Telegraph Cove is the place to begin exploring Johnstone Strait. You’ll find a boat launch and moorage, as well as fishing licences, tackle and bait for sale. This is a prime staging area for kayak departures. Long-term parking can be arranged here for those setting out on extended boating trips in Johnstone Strait.

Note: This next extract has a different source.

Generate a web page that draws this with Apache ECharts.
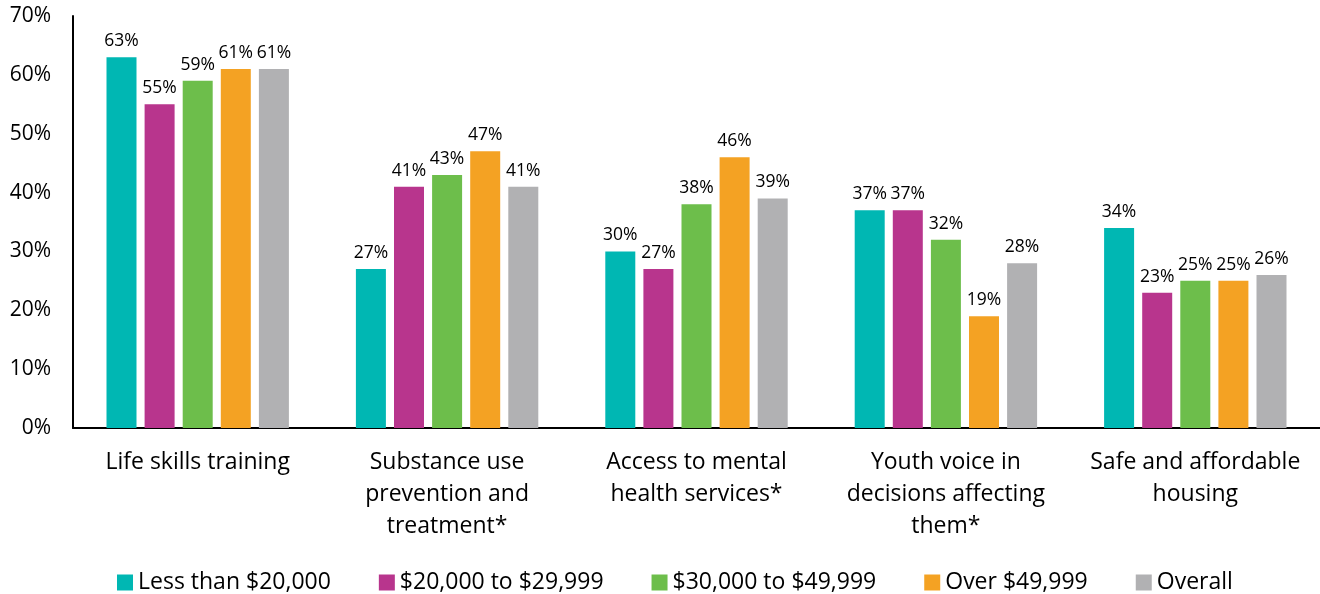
<!DOCTYPE html>
<html><head><meta charset="utf-8">
<script src="https://cdn.jsdelivr.net/npm/echarts@6/dist/echarts.min.js"></script>
<style>html,body{margin:0;padding:0;background:#fff}#c{width:1320px;height:594px}</style>
</head><body><div id="c"></div>
<script>
const categories = ["Life skills training","Substance use\nprevention and\ntreatment*","Access to mental\nhealth services*","Youth voice in\ndecisions affecting\nthem*","Safe and affordable\nhousing"];
const seriesNames = ["Less than $20,000","$20,000 to $29,999","$30,000 to $49,999","Over $49,999","Overall"];
const lessThan20k = [63,27,30,37,34];
const from20kTo30k = [55,41,27,37,23];
const from30kTo50k = [59,43,38,32,25];
const over50k = [61,47,46,19,25];
const overall = [61,41,39,28,26];
const colors = ["#00B7B3","#B8358D","#6DBE4B","#F4A223","#B1B1B3"];
const yTicks = [0,10,20,30,40,50,60,70];
const values = [lessThan20k, from20kTo30k, from30kTo50k, over50k, overall];
const font = "'Open Sans', 'Liberation Sans', sans-serif";
const chart = echarts.init(document.getElementById('c'));
chart.setOption({
  animation:false,
  color: colors,
  textStyle:{fontFamily:font},
  grid:{left:73,right:0,top:16,bottom:166,containLabel:false},
  legend:{top:566,left:112,itemWidth:16,itemHeight:16,itemGap:48,icon:'rect',
    textStyle:{fontSize:23,color:'#000',fontFamily:font}, data:seriesNames},
  xAxis:{type:'category',data:categories,
    axisLine:{lineStyle:{color:'#000',width:2}},axisTick:{show:false},
    axisLabel:{fontSize:23,color:'#000',lineHeight:32,margin:18,interval:0,fontFamily:font}},
  yAxis:{type:'value',min:yTicks[0],max:yTicks[yTicks.length-1],interval:10,
    splitLine:{show:false},
    axisLine:{show:true,lineStyle:{color:'#000',width:2}},axisTick:{show:false},
    axisLabel:{fontSize:21,color:'#000',margin:22,formatter:v=>v+'%',fontFamily:font}},
  series: seriesNames.map((n,i)=>({
    name:n,type:'bar',data:values[i],barWidth:30,barGap:'27%',
    itemStyle:{color:colors[i]},
    label:{show:true,position:'top',distance:7,formatter:p=>p.value+'%',fontSize:17.5,color:'#000',fontFamily:font}
  }))
});
</script></body></html>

Accessible only by boat or float plane, the mostly uninhabited Knight Inlet is located due north of Johnstone Strait and the small communities of Telegraph Cove and Sayward/Kelsey Bay on Vancouver Island. Knight Inlet cuts eighty miles through the remote Coast Range of Mountains to the head of Knight Inlet, and Mt. Waddington, the highest mountain located totally within British Columbia. Grizzly bears around Knight Inlet emerge from hibernation in spring (starting in April) to feed on the succulent new spring growth. Viewing peaks during fall (late August) when the salmon are running, as grizzlies converge on the salmon spawning streams to feed on the salmon and stock their fat reserves in preparation for winter ahead.